§ THE EXERCISE: Restate, exactly and without pictures, the lines from the start of the listing below through the line holding "29.2, 25.5, 23.8]".
## BEGIN COLLECTED DATA
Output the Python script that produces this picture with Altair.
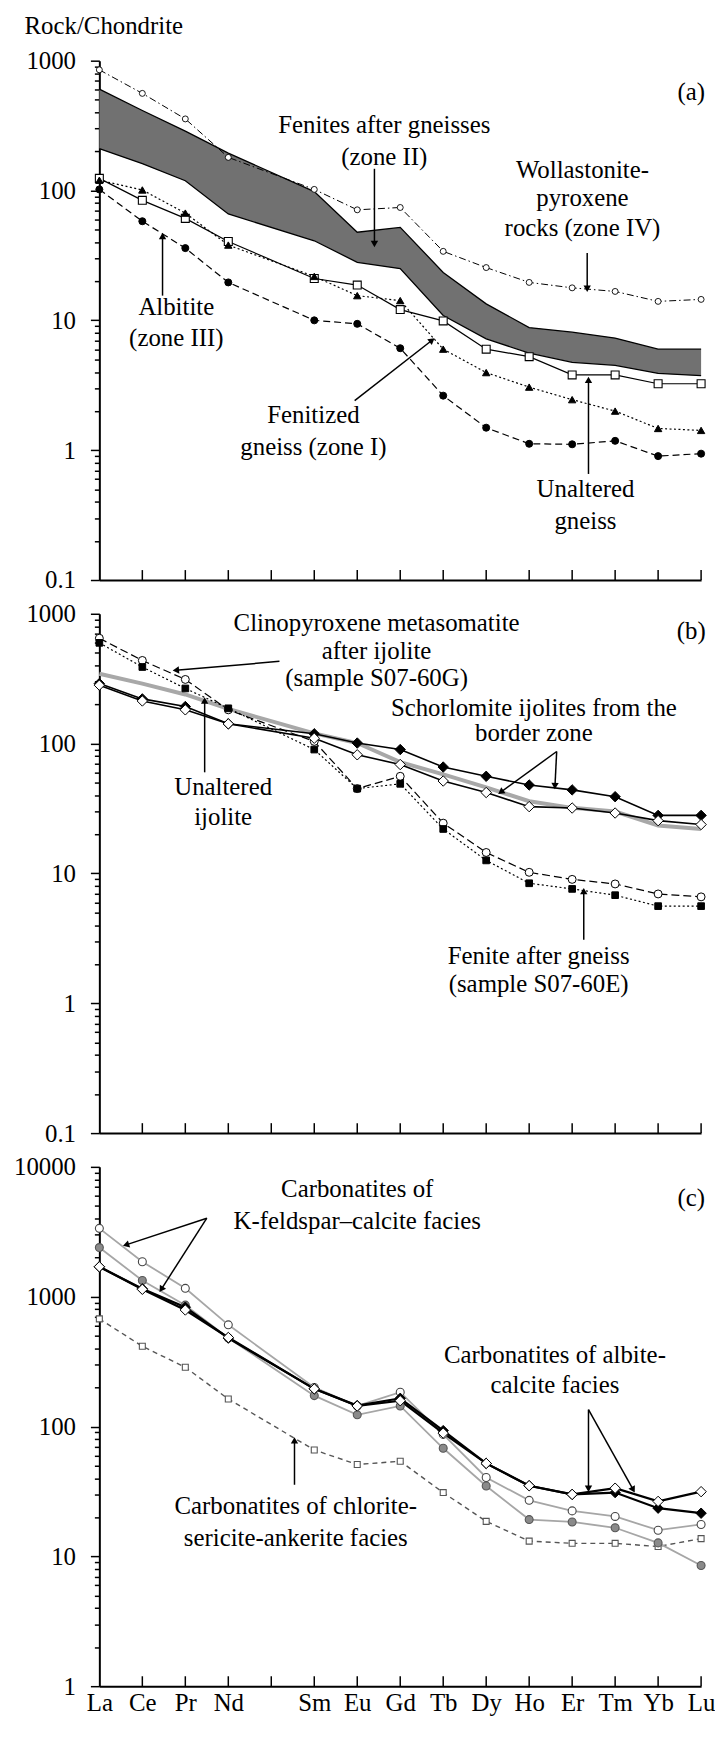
import json
import altair as alt
import pandas as pd

FONT = "Liberation Serif, Times New Roman, Times, serif"
FS = 25       # annotation text
FS_TICK = 25  # tick labels
W, H = 606, 523

# ---------------- categories ----------------
ELEMENTS = ["La", "Ce", "Pr", "Nd", "Pm", "Sm", "Eu", "Gd", "Tb", "Dy", "Ho", "Er", "Tm", "Yb", "Lu"]
REE = [e for e in ELEMENTS if e != "Pm"]
REE_POS = [ELEMENTS.index(e) for e in REE]
TICK_POS = list(range(1, len(ELEMENTS)))

# ---------------- panel (a) ----------------
A_WOLL = [850, 560, 356, 180, 102, 71, 74, 34, 25.5, 19.6, 17.8, 16.7, 14.0, 14.5]
A_BAND_HI = [604, 413, 287, 194, 98, 47.7, 52, 23.4, 13.4, 8.8, 8.1, 7.3, 6.0, 6.0]
A_BAND_LO = [210, 161, 119, 66, 41, 28, 25, 10.9, 7.2, 5.6, 4.75, 4.5, 3.9, 3.75]
A_UNALT = [124, 84, 61, 40.5, 21, 18.7, 12.1, 9.9, 6.0, 5.25, 3.8, 3.8, 3.25, 3.25]
A_FENITIZED = [120, 101, 67, 38, 21.8, 15.5, 14.2, 6.0, 3.96, 3.06, 2.45, 2.0, 1.47, 1.42]
A_ALBITITE = [102, 58, 36, 19.6, 10, 9.4, 6.1, 2.63, 1.49, 1.12, 1.11, 1.18, 0.90, 0.94]

A_TEXT = ["(a)", "Fenites after gneisses", "(zone II)", "Wollastonite-", "pyroxene",
          "rocks (zone IV)", "Albitite", "(zone III)", "Fenitized", "gneiss (zone I)",
          "Unaltered", "gneiss"]
A_TEXT_X = [13.77, 6.63, 6.63, 11.24, 11.24, 11.24, 1.79, 1.79, 4.98, 4.98, 11.31, 11.31]
A_TEXT_Y = [570, 319, 182, 145, 86.9, 51.3, 12.6, 7.29, 1.88, 1.05, 0.504, 0.287]
A_ARR_X1 = [6.4, 11.35, 1.47, 5.94, 11.38]
A_ARR_Y1 = [147, 33, 15.5, 2.41, 0.656]
A_ARR_X2 = [6.4, 11.35, 1.47, 7.74, 11.38]
A_ARR_Y2 = [38.7, 17.5, 44.6, 7.03, 3.48]
A_ARR_ANG = [180, 180, 0, 52, 0]

# y-axis title of the whole figure, placed above panel (a)
TITLE_TEXT = ["Rock/Chondrite"]
TITLE_X = [-1.74]
TITLE_Y = [1850]

# ---------------- panel (b) ----------------
B_CLINO = [648, 437, 312, 182, 104, 45, 56, 24.4, 14.5, 10.2, 9.0, 8.3, 6.95, 6.6]
B_FENITE = [597, 389, 266, 187, 90, 45, 49, 22, 12.6, 8.4, 7.6, 6.8, 5.6, 5.6]
B_UNALT_IJ = [345, 290, 239, 185, 120, 101, 72, 58, 46, 36, 32, 30, 23.4, 22]
B_SCHORL_FILLED = [290, 221, 193, 142, 119, 101, 90, 66, 56, 48, 44, 39, 28, 28]
B_SCHORL_OPEN = [282, 213, 182, 142, 110, 82, 69, 51.5, 42, 32.7, 31.9, 29.2, 25.5, 23.8]

B_TEXT = ["(b)", "Clinopyroxene metasomatite", "after ijolite", "(sample S07-60G)",
          "Unaltered", "ijolite", "Schorlomite ijolites from the", "border zone",
          "Fenite after gneiss", "(sample S07-60E)"]
B_TEXT_X = [13.77, 6.45, 6.45, 6.45, 2.88, 2.88, 10.11, 10.11, 10.22, 10.22]
B_TEXT_Y = [741, 850, 513, 318, 46.1, 27.2, 188, 121, 2.32, 1.40]
B_ARR_X1 = [4.19, 2.45, 10.64, 10.64, 11.27]
B_ARR_Y1 = [430, 60.1, 86.9, 86.9, 3.08]
B_ARR_X2 = [1.78, 2.45, 9.34, 10.6, 11.27]
B_ARR_Y2 = [367, 215, 42.3, 47, 7.3]
B_ARR_ANG = [265, 0, 234, 182, 0]

# ---------------- panel (c) ----------------
C_KFS_OPEN = [3360, 1860, 1160, 607, 200, 144, 184, 87, 40.5, 27, 22.4, 20.3, 15.9, 17.6]
C_KFS_GRAY = [2390, 1333, 861, 481, 173, 123, 144, 68, 34.8, 19.2, 18.4, 16.6, 12.7, 8.5]
C_ALB_OPEN = [1700, 1140, 790, 485, 195, 144, 158, 89, 52, 35, 30, 33.5, 26.5, 31.5]
C_ALB_FILLED = [1700, 1150, 830, 480, 195, 145, 165, 93, 52, 35, 30, 31, 23.5, 21.5]
C_CHLORITE = [675, 415, 286, 163, 66, 51, 54, 31, 18.6, 13.1, 12.6, 12.6, 11.9, 13.7]

C_TEXT = ["(c)", "Carbonatites of", "K-feldspar\u2013calcite facies", "Carbonatites of albite-",
          "calcite facies", "Carbonatites of chlorite-", "sericite-ankerite facies"]
C_TEXT_X = [13.77, 6.0, 6.0, 10.6, 10.6, 4.57, 4.57]
C_TEXT_Y = [5710, 6800, 3820, 353, 208, 24.2, 13.8]
C_ARR_X1 = [2.5, 2.5, 11.38, 11.38, 4.54]
C_ARR_Y1 = [4025, 4025, 135, 135, 35.6]
C_ARR_X2 = [0.62, 1.44, 11.38, 12.42, 4.54]
C_ARR_Y2 = [2507, 1140, 33.2, 32.6, 78.3]
C_ARR_ANG = [252, 213, 180, 151, 0]

MAJOR = "abs(log(datum.value)/LN10 - round(log(datum.value)/LN10)) < 0.0001"


def y_ticks(lo, hi):
    vals = []
    for e in range(lo, hi):
        for k in range(1, 10):
            vals.append(round(k * 10.0 ** e, 6))
    vals.append(round(10.0 ** hi, 6))
    return vals


def make_panel(lo, hi, show_labels, layers_fn):
    def X(field):
        return alt.X(
            f"{field}:Q",
            scale=alt.Scale(domain=[0, 14], nice=False, zero=False),
            axis=alt.Axis(
                values=REE_POS, labels=show_labels,
                labelExpr=json.dumps(ELEMENTS) + "[datum.value]",
                ticks=False, grid=False, domainColor="black", domainWidth=2,
                title=None, labelFont=FONT, labelFontSize=FS_TICK, labelColor="black",
                labelPadding=4, labelOverlap=False, labelFlush=False,
            ),
        )

    def Y(field):
        return alt.Y(
            f"{field}:Q",
            scale=alt.Scale(type="log", domain=[10.0 ** lo, 10.0 ** hi], nice=False),
            axis=alt.Axis(
                values=y_ticks(lo, hi), format="~g",
                labelExpr=f"({MAJOR}) ? datum.label : ''",
                tickSize={"condition": {"test": MAJOR, "value": 9}, "value": 5},
                tickWidth=1.5, tickColor="black", grid=False, domainColor="black",
                domainWidth=2, title=None, labelFont=FONT, labelFontSize=FS_TICK,
                labelColor="black", labelPadding=15, labelOverlap=False,
                labelFlush=False, labelBound=False,
            ),
        )

    ticks = alt.Chart(pd.DataFrame({"x": TICK_POS})).mark_rule(
        color="black", strokeWidth=1.5
    ).encode(x=X("x"), y=alt.value(H), y2=alt.value(H - 10))
    layers = [ticks] + layers_fn(X, Y)
    return alt.layer(*layers).properties(width=W, height=H)


def series_df(vals):
    return pd.DataFrame({"x": REE_POS, "v": vals})


def line(X, Y, vals, color="black", width=1.2, dash=None):
    kw = dict(color=color, strokeWidth=width)
    if dash is not None:
        kw["strokeDash"] = dash
    return alt.Chart(series_df(vals)).mark_line(**kw).encode(x=X("x"), y=Y("v"))


def pts(X, Y, vals, shape, fill, stroke, size, sw=1.0):
    return alt.Chart(series_df(vals)).mark_point(
        shape=shape, filled=True, fill=fill, stroke=stroke, strokeWidth=sw,
        size=size, opacity=1
    ).encode(x=X("x"), y=Y("v"))


def texts(X, Y, t, xs, ys, align="center"):
    df = pd.DataFrame({"t": t, "x": xs, "y": ys})
    return alt.Chart(df).mark_text(
        font=FONT, fontSize=FS, color="black", align=align, baseline="middle"
    ).encode(x=X("x"), y=Y("y"), text="t:N")


def arrows(X, Y, x1, y1, x2, y2, ang):
    df = pd.DataFrame({"x1": x1, "y1": y1, "x2": x2, "y2": y2, "ang": ang})
    shafts = alt.Chart(df).mark_rule(color="black", strokeWidth=1.5).encode(
        x=X("x1"), y=Y("y1"), x2=alt.X2("x2"), y2=alt.Y2("y2"))
    heads = alt.Chart(df).mark_point(
        shape="triangle-up", filled=True, color="black", size=55, opacity=1
    ).encode(x=X("x2"), y=Y("y2"), angle=alt.Angle("ang:Q", scale=None))
    return [shafts, heads]


def layers_a(X, Y):
    band_df = pd.DataFrame({"x": REE_POS, "hi": A_BAND_HI, "lo": A_BAND_LO})
    band = alt.Chart(band_df).mark_area(color="#717171", opacity=1).encode(
        x=X("x"), y=Y("hi"), y2=alt.Y2("lo"))
    return [
        band,
        line(X, Y, A_BAND_HI, width=1.3),
        line(X, Y, A_BAND_LO, width=1.3),
        line(X, Y, A_WOLL, width=1.0, dash=[7, 3, 1.5, 3]),
        line(X, Y, A_UNALT, width=1.2),
        line(X, Y, A_FENITIZED, width=1.2, dash=[2, 2.5]),
        line(X, Y, A_ALBITITE, width=1.2, dash=[7, 4]),
        pts(X, Y, A_WOLL, "circle", "white", "black", 36, 0.9),
        pts(X, Y, A_UNALT, "square", "white", "black", 64, 1.1),
        pts(X, Y, A_FENITIZED, "triangle-up", "black", "black", 55),
        pts(X, Y, A_ALBITITE, "circle", "black", "black", 50),
        texts(X, Y, A_TEXT, A_TEXT_X, A_TEXT_Y),
        texts(X, Y, TITLE_TEXT, TITLE_X, TITLE_Y, align="left"),
    ] + arrows(X, Y, A_ARR_X1, A_ARR_Y1, A_ARR_X2, A_ARR_Y2, A_ARR_ANG)


def layers_b(X, Y):
    return [
        line(X, Y, B_UNALT_IJ, color="#a8a8a8", width=4),
        line(X, Y, B_CLINO, width=1.2, dash=[8, 4]),
        line(X, Y, B_FENITE, width=1.2, dash=[2, 2.5]),
        line(X, Y, B_SCHORL_FILLED, width=1.6),
        line(X, Y, B_SCHORL_OPEN, width=1.6),
        pts(X, Y, B_CLINO, "circle", "white", "black", 64),
        pts(X, Y, B_FENITE, "square", "black", "black", 45),
        pts(X, Y, B_SCHORL_FILLED, "diamond", "black", "black", 110),
        pts(X, Y, B_SCHORL_OPEN, "diamond", "white", "black", 110),
        texts(X, Y, B_TEXT, B_TEXT_X, B_TEXT_Y),
    ] + arrows(X, Y, B_ARR_X1, B_ARR_Y1, B_ARR_X2, B_ARR_Y2, B_ARR_ANG)


def layers_c(X, Y):
    return [
        line(X, Y, C_CHLORITE, color="#555555", width=1.4, dash=[5, 4]),
        line(X, Y, C_KFS_OPEN, color="#a6a6a6", width=1.8),
        line(X, Y, C_KFS_GRAY, color="#a6a6a6", width=1.8),
        line(X, Y, C_ALB_OPEN, color="black", width=2.2),
        line(X, Y, C_ALB_FILLED, color="black", width=2.2),
        pts(X, Y, C_CHLORITE, "square", "white", "#555555", 36, 1.1),
        pts(X, Y, C_KFS_OPEN, "circle", "white", "#444444", 64, 1.1),
        pts(X, Y, C_KFS_GRAY, "circle", "#8a8a8a", "#555555", 64, 1.1),
        pts(X, Y, C_ALB_FILLED, "diamond", "black", "black", 110),
        pts(X, Y, C_ALB_OPEN, "diamond", "white", "black", 110),
        texts(X, Y, C_TEXT, C_TEXT_X, C_TEXT_Y),
    ] + arrows(X, Y, C_ARR_X1, C_ARR_Y1, C_ARR_X2, C_ARR_Y2, C_ARR_ANG)


panel_a = make_panel(-1, 3, False, layers_a)
panel_b = make_panel(-1, 3, False, layers_b)
panel_c = make_panel(0, 4, True, layers_c)

chart = alt.vconcat(panel_a, panel_b, panel_c, spacing=9).properties(
    padding={"left": 5, "top": 0, "right": 0, "bottom": 0}
).configure_view(stroke=None)

chart.save("out.html", embed_options={"renderer": "svg", "actions": False})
## END COLLECTED DATA
§ FULL RESPONSE:
Output the Python script that produces this picture with Altair.
import json
import altair as alt
import pandas as pd

FONT = "Liberation Serif, Times New Roman, Times, serif"
FS = 25       # annotation text
FS_TICK = 25  # tick labels
W, H = 606, 523

# ---------------- categories ----------------
ELEMENTS = ["La", "Ce", "Pr", "Nd", "Pm", "Sm", "Eu", "Gd", "Tb", "Dy", "Ho", "Er", "Tm", "Yb", "Lu"]
REE = [e for e in ELEMENTS if e != "Pm"]
REE_POS = [ELEMENTS.index(e) for e in REE]
TICK_POS = list(range(1, len(ELEMENTS)))

# ---------------- panel (a) ----------------
A_WOLL = [850, 560, 356, 180, 102, 71, 74, 34, 25.5, 19.6, 17.8, 16.7, 14.0, 14.5]
A_BAND_HI = [604, 413, 287, 194, 98, 47.7, 52, 23.4, 13.4, 8.8, 8.1, 7.3, 6.0, 6.0]
A_BAND_LO = [210, 161, 119, 66, 41, 28, 25, 10.9, 7.2, 5.6, 4.75, 4.5, 3.9, 3.75]
A_UNALT = [124, 84, 61, 40.5, 21, 18.7, 12.1, 9.9, 6.0, 5.25, 3.8, 3.8, 3.25, 3.25]
A_FENITIZED = [120, 101, 67, 38, 21.8, 15.5, 14.2, 6.0, 3.96, 3.06, 2.45, 2.0, 1.47, 1.42]
A_ALBITITE = [102, 58, 36, 19.6, 10, 9.4, 6.1, 2.63, 1.49, 1.12, 1.11, 1.18, 0.90, 0.94]

A_TEXT = ["(a)", "Fenites after gneisses", "(zone II)", "Wollastonite-", "pyroxene",
          "rocks (zone IV)", "Albitite", "(zone III)", "Fenitized", "gneiss (zone I)",
          "Unaltered", "gneiss"]
A_TEXT_X = [13.77, 6.63, 6.63, 11.24, 11.24, 11.24, 1.79, 1.79, 4.98, 4.98, 11.31, 11.31]
A_TEXT_Y = [570, 319, 182, 145, 86.9, 51.3, 12.6, 7.29, 1.88, 1.05, 0.504, 0.287]
A_ARR_X1 = [6.4, 11.35, 1.47, 5.94, 11.38]
A_ARR_Y1 = [147, 33, 15.5, 2.41, 0.656]
A_ARR_X2 = [6.4, 11.35, 1.47, 7.74, 11.38]
A_ARR_Y2 = [38.7, 17.5, 44.6, 7.03, 3.48]
A_ARR_ANG = [180, 180, 0, 52, 0]

# y-axis title of the whole figure, placed above panel (a)
TITLE_TEXT = ["Rock/Chondrite"]
TITLE_X = [-1.74]
TITLE_Y = [1850]

# ---------------- panel (b) ----------------
B_CLINO = [648, 437, 312, 182, 104, 45, 56, 24.4, 14.5, 10.2, 9.0, 8.3, 6.95, 6.6]
B_FENITE = [597, 389, 266, 187, 90, 45, 49, 22, 12.6, 8.4, 7.6, 6.8, 5.6, 5.6]
B_UNALT_IJ = [345, 290, 239, 185, 120, 101, 72, 58, 46, 36, 32, 30, 23.4, 22]
B_SCHORL_FILLED = [290, 221, 193, 142, 119, 101, 90, 66, 56, 48, 44, 39, 28, 28]
B_SCHORL_OPEN = [282, 213, 182, 142, 110, 82, 69, 51.5, 42, 32.7, 31.9, 29.2, 25.5, 23.8]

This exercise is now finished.